- [REQUIREMENTS]: Return precisely the span of lines from the top of the material below to the line containing "(0,0) rectangle (2123,-792);", both included. Pictures are excluded.

- [LISTING]:
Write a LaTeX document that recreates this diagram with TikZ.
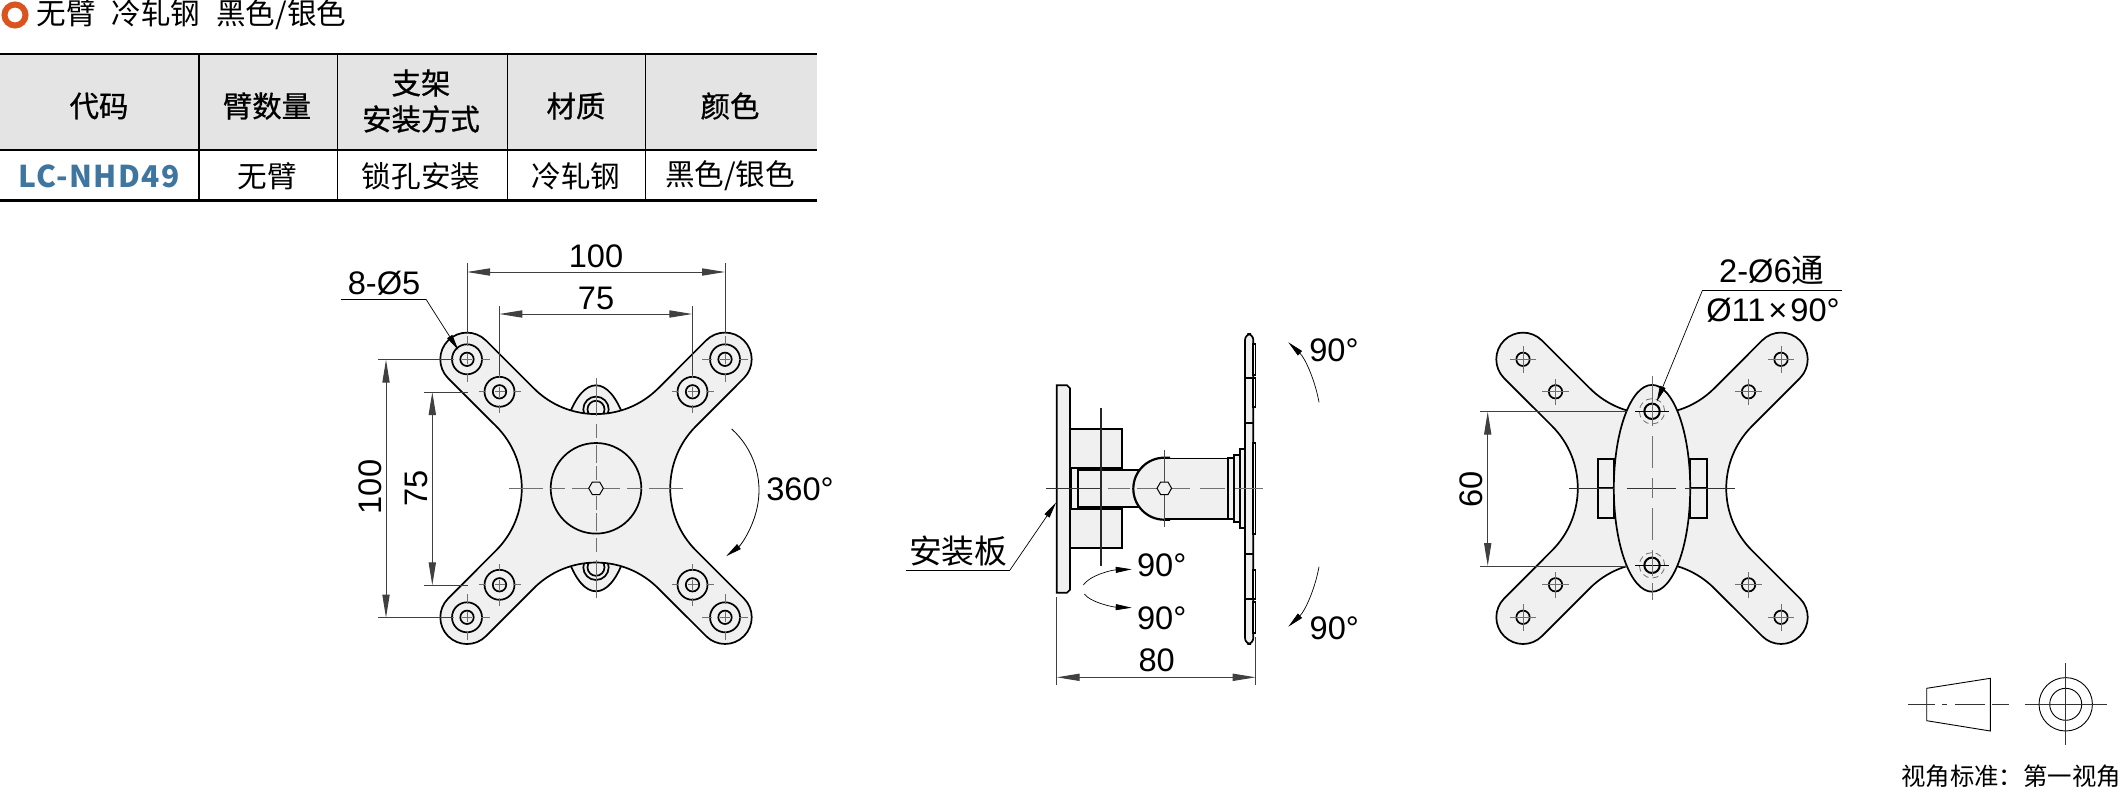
\documentclass[tikz,border=0pt]{standalone}
\usepackage{fontspec}
\setmainfont{Liberation Sans}
\newfontfamily\cjk{Noto Sans CJK SC}
\newfontfamily\cjkb[FakeBold=0.8]{Noto Sans CJK SC}
\newfontfamily\codefont[LetterSpace=5]{Noto Sans CJK SC}
\usetikzlibrary{arrows.meta,calc}
\definecolor{partfill}{HTML}{F0F0F0}
\definecolor{headfill}{HTML}{E4E4E4}
\definecolor{ringcol}{HTML}{D9541E}
\definecolor{codecol}{HTML}{3F76A0}
\definecolor{axiscol}{HTML}{707070}
\tikzset{
  outline/.style={draw=black, line width=0.85pt, fill=partfill},
  thinline/.style={draw=black, line width=0.85pt},
  heavyline/.style={draw=black, line width=1.1pt},
  axis/.style={draw=axiscol, line width=0.5pt},
  dimline/.style={draw=black!75, line width=0.5pt},
  dimarrow/.style={dimline, {Triangle[length=11.5pt,width=3.6pt]}-{Triangle[length=11.5pt,width=3.6pt]}},
  leader/.style={draw=black, line width=0.35pt, -{Triangle[length=8pt,width=3pt]}},
  dim/.style={font=\fontsize{16.3}{18}\selectfont, inner sep=0pt},
  tabhead/.style={font=\fontsize{14.7}{18}\cjkb, inner sep=0pt},
  tabcell/.style={font=\fontsize{14.8}{18}\cjk, inner sep=0pt}
}
% X-shaped plate, local origin at its middle
\newcommand{\plateoutline}{(-110.1,147.9) -- (-62.2,100)
  arc[start angle=225,end angle=315,radius=88] -- (110.1,147.9)
  arc[start angle=135,end angle=-45,radius=26.7] -- (100,62.2)
  arc[start angle=135,end angle=225,radius=88] -- (147.9,-110.1)
  arc[start angle=45,end angle=-135,radius=26.7] -- (62.2,-100)
  arc[start angle=45,end angle=135,radius=88] -- (-110.1,-147.9)
  arc[start angle=-45,end angle=-225,radius=26.7] -- (-100,-62.2)
  arc[start angle=-45,end angle=45,radius=88] -- (-147.9,110.1)
  arc[start angle=225,end angle=45,radius=26.7] -- cycle}
\newcommand{\hexbolt}[1]{\draw[thinline, line width=0.5pt, fill=partfill, shift={#1}]
  (7.3,0) -- (3.65,6.3) -- (-3.65,6.3) -- (-7.3,0) -- (-3.65,-6.3) -- (3.65,-6.3) -- cycle;}

\begin{document}
\begin{tikzpicture}[x=0.5pt, y=0.5pt]
  \useasboundingbox (0,0) rectangle (2123,-792);

  % title and table
  \draw[ringcol, line width=3pt] (15,-15) circle[radius=10.5];
  \node[tabcell, anchor=west] (title) at (36,-15)
    {无臂\hspace{8pt}冷轧钢\hspace{8pt}黑色/银色};
  \fill[headfill] (0,-54) rectangle (817,-150);
  \draw[heavyline] (0,-54) -- (817,-54);
  \draw[heavyline] (0,-150) -- (817,-150);
  \draw[heavyline] (0,-200.5) -- (817,-200.5);
  \draw[heavyline, line width=0.9pt] (199,-54) -- (199,-200.5);
  \foreach \x in {337,507,645}
    \draw[line width=0.5pt] (\x,-54) -- (\x,-200.5);
  \node[tabhead] (hcode) at (99,-106) {代码};
  \node[tabhead] (harm) at (267,-106) {臂数量};
  \node[tabhead] (hmount1) at (421,-83) {支架};
  \node[tabhead] (hmount2) at (421,-119) {安装方式};
  \node[tabhead] (hmat) at (576,-106) {材质};
  \node[tabhead] (hcol) at (730,-106) {颜色};
  \node[font=\fontsize{15}{18}\codefont\bfseries, text=codecol, inner sep=0pt] (ccode) at (99,-176) {LC-NHD49};
  \node[tabcell] (carm) at (267,-176) {无臂};
  \node[tabcell] (cmount) at (421,-176) {锁孔安装};
  \node[tabcell] (cmat) at (576,-176) {冷轧钢};
  \node[tabcell] (ccol) at (730,-176) {黑色/银色};

  % front view
  \begin{scope}[shift={(596,-488.3)}]
    \draw[outline] (0,0) ellipse[x radius=38.3, y radius=103];
    \foreach \y in {79,-79} {
      \draw[thinline] (0,\y) circle[radius=12.7];
      \draw[thinline] (0,\y) circle[radius=8.5];
    }
    \draw[outline] \plateoutline;
    \draw[thinline] (0,0) circle[radius=45.3];
    \foreach \x in {-129,129} \foreach \y in {-129,129} {
      \draw[thinline] (\x,\y) circle[radius=15];
      \draw[thinline] (\x,\y) circle[radius=6.7];
      \foreach \a/\b in {-5/5,13.5/23,-23/-13.5} {
        \draw[axis] ($(\x,\y)+(\a,0)$) -- ($(\x,\y)+(\b,0)$);
        \draw[axis] ($(\x,\y)+(0,\a)$) -- ($(\x,\y)+(0,\b)$);
      }
    }
    \foreach \x in {-96.5,96.5} \foreach \y in {-96.5,96.5} {
      \draw[thinline] (\x,\y) circle[radius=15];
      \draw[thinline] (\x,\y) circle[radius=6.7];
      \foreach \a/\b in {-5/5,13.5/21,-21/-13.5} {
        \draw[axis] ($(\x,\y)+(\a,0)$) -- ($(\x,\y)+(\b,0)$);
        \draw[axis] ($(\x,\y)+(0,\a)$) -- ($(\x,\y)+(0,\b)$);
      }
    }
    \foreach \a/\b in {-87/-53,-46/-31,-24/-8,8/24,31/46,53/87} \draw[axis] (\a,0) -- (\b,0);
    \foreach \a/\b in {-110/-72,-64/-50,-43/-25,-22/-8,8/22,25/43,50/64,72/110} \draw[axis] (0,\a) -- (0,\b);
    \hexbolt{(0,0)}
  \end{scope}
  \draw[dimline] (467,-263) -- (467,-333);
  \draw[dimline] (725,-263) -- (725,-333);
  \draw[dimarrow] (467,-272) -- (725,-272);
  \draw[dimline] (499.3,-306) -- (499.3,-375);
  \draw[dimline] (692.3,-306) -- (692.3,-375);
  \draw[dimarrow] (499.3,-314) -- (692.3,-314);
  \draw[dimline] (378,-359.7) -- (452,-359.7);
  \draw[dimline] (378,-617.7) -- (452,-617.7);
  \draw[dimarrow] (386,-359.7) -- (386,-617.7);
  \draw[dimline] (424.3,-392) -- (468,-392);
  \draw[dimline] (424.3,-585.3) -- (468,-585.3);
  \draw[dimarrow] (432.3,-392) -- (432.3,-585.3);
  \node[dim] (w100) at (596,-256) {100};
  \node[dim] (w75) at (596,-298) {75};
  \node[dim, rotate=90] (h100) at (370,-487) {100};
  \node[dim, rotate=90] (h75) at (416,-488) {75};
  \node[dim] (holes) at (384,-283) {8-Ø5};
  \draw[line width=0.4pt] (341,-299.3) -- (426,-299.3);
  \draw[leader] (426,-299.3) -- (458.3,-350);
  \draw[leader, line width=0.4pt] (731.7,-429) arc[start angle=48, end angle=-53, radius=82.5];
  \node[dim] (turn) at (800,-489) {360°};

  % side view
  \draw[outline] (1056.7,-385.3) -- (1067,-385.3) -- (1070,-388.3) -- (1070,-589.7)
    -- (1067,-592.7) -- (1056.7,-592.7) -- cycle;
  \draw[outline] (1070,-429) rectangle (1122.3,-468.3);
  \draw[outline] (1070,-509) rectangle (1122.3,-548.3);
  \draw[outline] (1070.7,-468) rectangle (1122.3,-509);
  \draw[outline] (1077.7,-470) -- (1140,-470) -- (1140,-507.3) -- (1077.7,-507.3) -- cycle;
  \fill[partfill] (1164.3,-457.7) arc[start angle=90, end angle=270, radius=31]
    -- (1227.7,-519.7) -- (1227.7,-457.7) -- cycle;
  \draw[heavyline] (1170,-457.7) -- (1164.3,-457.7) arc[start angle=90, end angle=270, radius=31] -- (1170,-519.7);
  \draw[heavyline, line width=0.85pt] (1164.3,-458.5) -- (1227.7,-458.5);
  \draw[thinline] (1164.3,-518.8) -- (1227.7,-518.8);
  \draw[outline] (1227.7,-458) rectangle (1234.3,-519);
  \draw[outline] (1234.3,-455) rectangle (1240,-521.7);
  \draw[outline] (1240,-449.3) rectangle (1245,-527.7);
  \draw[outline, rounded corners=3pt] (1245,-334) rectangle (1253.3,-644);
  \foreach \y in {377.7,423.3,554.3,599.3}
    \draw[thinline] (1245,-\y) -- (1253.3,-\y);
  \foreach \a/\b in {344.3/375,377.7/406.7,442.7/534,570/599.3,601.7/632.7}
    \draw[thinline, fill=white] (1253.3,-\a) rectangle (1255.5,-\b);
  \draw[line width=0.9pt, draw=black!85] (1100.7,-407.7) -- (1100.7,-566);
  \draw[axis, draw=black!80] (1046,-488.3) -- (1101,-488.3);
  \foreach \a/\b in {1108/1130,1137/1160,1172/1190,1200/1225,1235/1262.7}
    \draw[axis] (\a,-488.3) -- (\b,-488.3);
  \draw[axis, draw=black!70] (1164.3,-450) -- (1164.3,-527);
  \hexbolt{(1164.3,-488.3)}
  \node[font=\fontsize{16.4}{18}\cjk, inner sep=0pt] (mountlabel) at (958.3,-550.7) {安装板};
  \draw[line width=0.4pt] (905.7,-570) -- (1010,-570);
  \draw[leader] (1010,-570) -- (1056,-502.7);
  \node[dim] (ang1) at (1334,-350) {90°};
  \node[dim] (ang2) at (1161.7,-565) {90°};
  \node[dim] (ang3) at (1161.7,-618.3) {90°};
  \node[dim] (ang4) at (1334.3,-628.3) {90°};
  \draw[leader] (1319,-402.3) .. controls (1315,-380) and (1305,-358) .. (1288.3,-342.3);
  \draw[leader] (1319,-566.7) .. controls (1315,-589) and (1305,-611) .. (1288.3,-626.7);
  \draw[leader] (1083.3,-585) .. controls (1090,-575) and (1112,-570) .. (1131.7,-569.3);
  \draw[leader] (1084.3,-594) .. controls (1090,-602) and (1112,-607) .. (1131.7,-607.7);
  \draw[dimline] (1056.7,-597.3) -- (1056.7,-685);
  \draw[dimline] (1255.7,-636.7) -- (1255.7,-685);
  \draw[dimarrow] (1056.7,-677.3) -- (1255.7,-677.3);
  \node[dim] (d80) at (1156.7,-660) {80};

  % rear view
  \begin{scope}[shift={(1652,-488.3)}]
    \draw[outline] \plateoutline;
    \draw[thinline, line width=0.9pt] (-54.3,29.3) rectangle (-38,-30);
    \draw[thinline, line width=0.9pt] (38,29.3) rectangle (54.7,-30);
    \draw[thinline, line width=0.9pt] (-54.3,0) -- (-38,0) (38,0) -- (54.7,0);
    \draw[outline] (0,0) ellipse[x radius=38.2, y radius=103.4];
    \foreach \x in {-129,129} \foreach \y in {-129,129} {
      \draw[thinline] (\x,\y) circle[radius=6.7];
      \draw[axis] ($(\x,\y)+(-13.3,0)$) -- ($(\x,\y)+(13.3,0)$);
      \draw[axis] ($(\x,\y)+(0,-13.3)$) -- ($(\x,\y)+(0,13.3)$);
    }
    \foreach \x in {-96.5,96.5} \foreach \y in {-96.5,96.5} {
      \draw[thinline] (\x,\y) circle[radius=6.7];
      \draw[axis] ($(\x,\y)+(-13.3,0)$) -- ($(\x,\y)+(13.3,0)$);
      \draw[axis] ($(\x,\y)+(0,-13.3)$) -- ($(\x,\y)+(0,13.3)$);
    }
    \foreach \y in {77,-77} {
      \draw[thinline, line width=1pt] (0,\y) circle[radius=7.7];
      \draw[axis, densely dashed, line width=0.4pt] (0,\y) circle[radius=12.7];
      \draw[draw=black, line width=0.5pt] (-17,\y) -- (17,\y);
    }
    \draw[axis, draw=black!80] (-83,0) -- (-38,0) (-25.5,0) -- (24,0) (33,0) -- (83,0);
    \foreach \a/\b in {-112/-95,-88/-62,-52/-20,-10/10,20/52,62/95,95/112}
      \draw[axis] (0,\a) -- (0,\b);
  \end{scope}
  \draw[dimline] (1480,-411.7) -- (1626.7,-411.7);
  \draw[dimline] (1480,-566) -- (1626.7,-566);
  \draw[dimarrow] (1487.7,-411.7) -- (1487.7,-566);
  \node[dim, rotate=90] (h60) at (1471,-489) {60};
  \node[dim] (through) at (1771.7,-270.7) {2-Ø6{\cjk 通}};
  \node[dim] (chamfer) at (1773,-310.7) {Ø11\hspace{1.5pt}×\hspace{1.5pt}90°};
  \draw[line width=0.4pt] (1702.3,-290.7) -- (1841.7,-290.7);
  \draw[leader] (1702.3,-290.7) -- (1656.7,-401.7);

  % projection symbol
  \draw[line width=0.45pt] (1926.7,-688.3) -- (1990.3,-678.3) -- (1990.3,-731) -- (1926.7,-720.7) -- cycle;
  \draw[line width=0.45pt] (2065.7,-704.3) circle[radius=26.7];
  \draw[line width=0.45pt] (2065.7,-704.3) circle[radius=16];
  \draw[axis, draw=black!80, line width=0.4pt] (1908.3,-704.3) -- (1935,-704.3) (1942,-704.3) -- (1947,-704.3) (1955,-704.3) -- (1985,-704.3) (1992,-704.3) -- (2009.3,-704.3);
  \draw[axis, draw=black!80, line width=0.4pt] (2024.7,-704.3) -- (2106.7,-704.3);
  \draw[axis, draw=black!80, line width=0.4pt] (2065.7,-663.3) -- (2065.7,-745.3);
  \node[font=\fontsize{12.2}{14}\cjk, inner sep=0pt] (viewstd) at (2011,-776) {视角标准：第一视角};
\end{tikzpicture}
\end{document}
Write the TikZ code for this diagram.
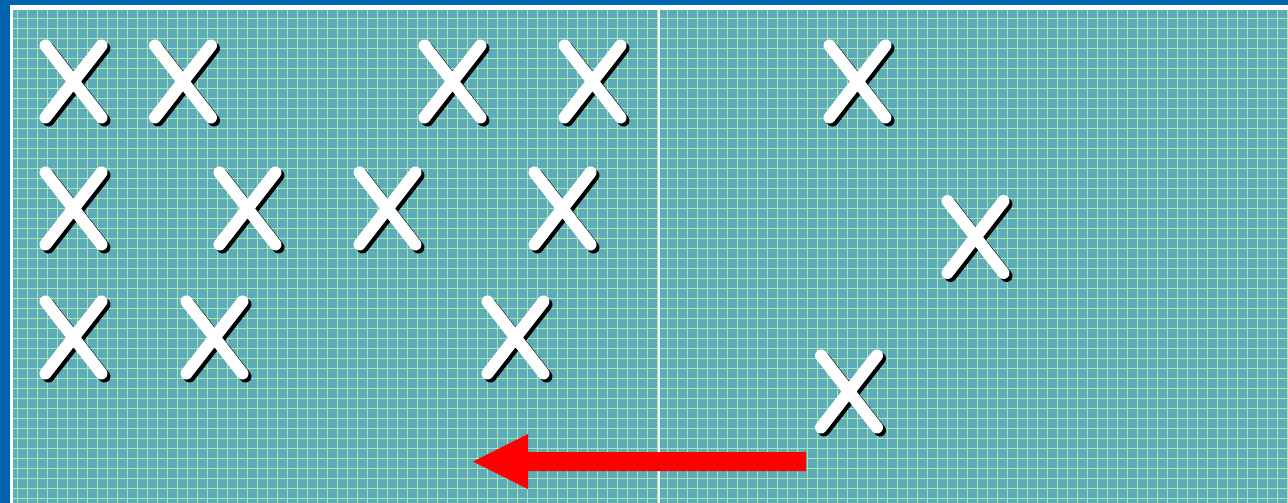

- [FINAL RESULT]:
Write a LaTeX document that recreates this diagram with TikZ.
\documentclass[tikz,border=0pt]{standalone}
\usepackage{fontspec}
\setmainfont{Liberation Sans}
\newfontfamily\cjk{Noto Sans CJK SC}
\newfontfamily\cjkb[FakeBold=0.8]{Noto Sans CJK SC}
\newfontfamily\codefont[LetterSpace=5]{Noto Sans CJK SC}
\usetikzlibrary{arrows.meta,calc}
\definecolor{partfill}{HTML}{F0F0F0}
\definecolor{headfill}{HTML}{E4E4E4}
\definecolor{ringcol}{HTML}{D9541E}
\definecolor{codecol}{HTML}{3F76A0}
\definecolor{axiscol}{HTML}{707070}
\tikzset{
  outline/.style={draw=black, line width=0.85pt, fill=partfill},
  thinline/.style={draw=black, line width=0.85pt},
  heavyline/.style={draw=black, line width=1.1pt},
  axis/.style={draw=axiscol, line width=0.5pt},
  dimline/.style={draw=black!75, line width=0.5pt},
  dimarrow/.style={dimline, {Triangle[length=11.5pt,width=3.6pt]}-{Triangle[length=11.5pt,width=3.6pt]}},
  leader/.style={draw=black, line width=0.35pt, -{Triangle[length=8pt,width=3pt]}},
  dim/.style={font=\fontsize{16.3}{18}\selectfont, inner sep=0pt},
  tabhead/.style={font=\fontsize{14.7}{18}\cjkb, inner sep=0pt},
  tabcell/.style={font=\fontsize{14.8}{18}\cjk, inner sep=0pt}
}
% X-shaped plate, local origin at its middle
\newcommand{\plateoutline}{(-110.1,147.9) -- (-62.2,100)
  arc[start angle=225,end angle=315,radius=88] -- (110.1,147.9)
  arc[start angle=135,end angle=-45,radius=26.7] -- (100,62.2)
  arc[start angle=135,end angle=225,radius=88] -- (147.9,-110.1)
  arc[start angle=45,end angle=-135,radius=26.7] -- (62.2,-100)
  arc[start angle=45,end angle=135,radius=88] -- (-110.1,-147.9)
  arc[start angle=-45,end angle=-225,radius=26.7] -- (-100,-62.2)
  arc[start angle=-45,end angle=45,radius=88] -- (-147.9,110.1)
  arc[start angle=225,end angle=45,radius=26.7] -- cycle}
\newcommand{\hexbolt}[1]{\draw[thinline, line width=0.5pt, fill=partfill, shift={#1}]
  (7.3,0) -- (3.65,6.3) -- (-3.65,6.3) -- (-7.3,0) -- (-3.65,-6.3) -- (3.65,-6.3) -- cycle;}

\begin{document}
\begin{tikzpicture}[x=0.5pt, y=0.5pt]
  \useasboundingbox (0,0) rectangle (2123,-792);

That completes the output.